In Latin America, the stations playing English language music appeal to the upper income groups. In Mexico, for example, socioeconomic levels are labeled A, B, C+, C, D and E.

A and B or A, B and C+ are where all the listeners to English language material would be found. That is a group that does not emigrate, as generally people in those levels live better than they might in the US. The emigrants from Latin America are mostly those seeking opportunity, and they are C, D and E levels if we use the Mexican classifications (even the ratings are by levels). The majority won't use much English radio, if at all, throughout their lives.
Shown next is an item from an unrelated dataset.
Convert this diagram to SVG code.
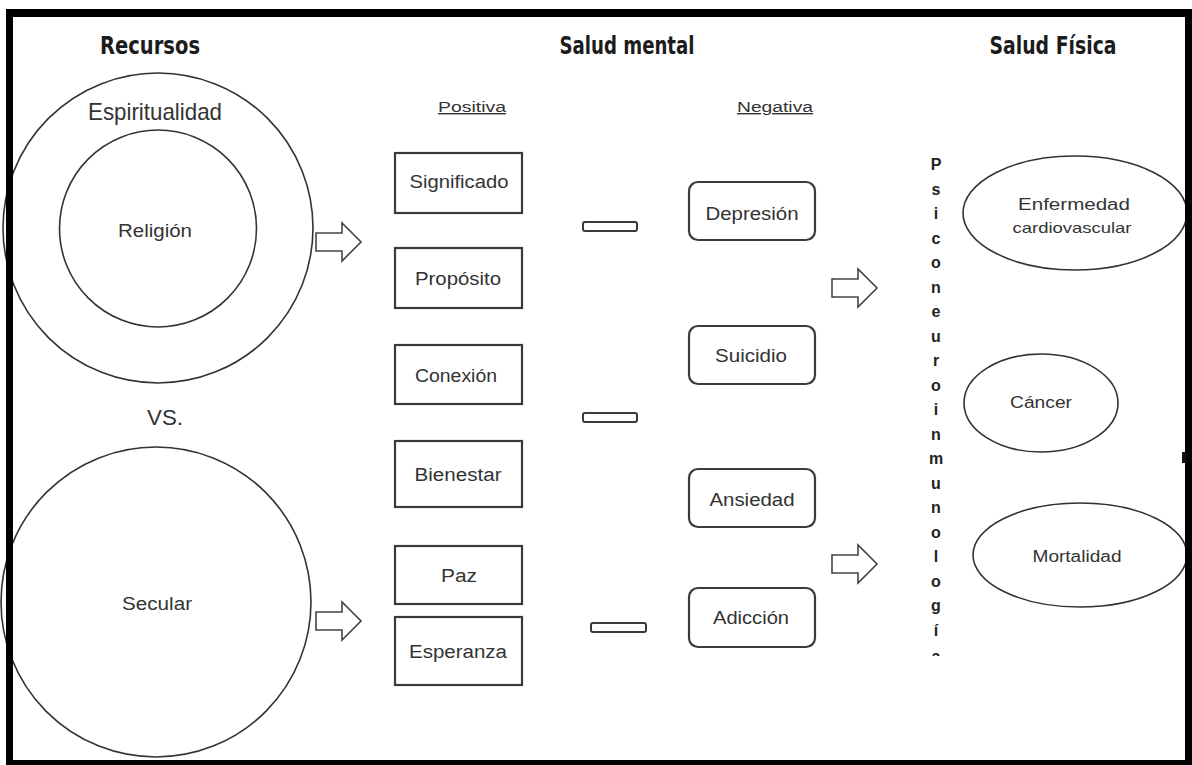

Of course, there are exceptions, but they are small percentages.
 
I'm in advertising, and there are studies showing that Hispanic people in the U.S. tend to speak Spanish at home. If you look at Univision's TV ratings against networks like CBS, FOX, ABC and NBC, you'll see Univision either beats the other networks in 18-34 and 18-49, or is at least very competitive. So I'm not sure stations "have to hurry up and make what they can."
 
Talk_Dude said:
The ones who want to move up from the lower economic levels to the higher ones will learn English, and will take advantage of every opportunity to improve their English skills, including listening to English language radio.

This tends to be the exception in any large migration... wheter it be Gaelic speaking Irish, Germans, Italians over history. A few are able to truly become bilingual, but most never do. In part, this is due to lack of time to study English buy the bulk of hard working immigrants. Second is the fact that the ability to acquire languages diminishes after early adolescence, so some will learn to speak a languge via memorization and mental translattion, but few will learn to think in another language.

And taste in music is mostly formed in the same period, early adolescence and may modify but not change later in life. A person who grew up on ranchera music does not suddenly acquire a taste for System of a Down.
 
RTibbs said:
A lot of whites that work at my local Subway do not like B98.

I imagine the plastic cups they give out at that location have another radio station branding on them...
 
El Gato Malo said:
At Clear Channel-Atlanta there are no Mexican department heads. Of course, the market manager and director of sales are not minorities, but incredibly, not even the local sales manager or the PROGRAM DIRECTOR at El Patron are Mexican! Oh, by the way, the head of the Hispanic division at Clear Channel, a guy named Alfredo Alonso, is Cuban! No wonder their El Patron station cannot connect with the target audience. I am Mexican-American and cannot stand it.
I am Irish American and aren't too crazy about it myself!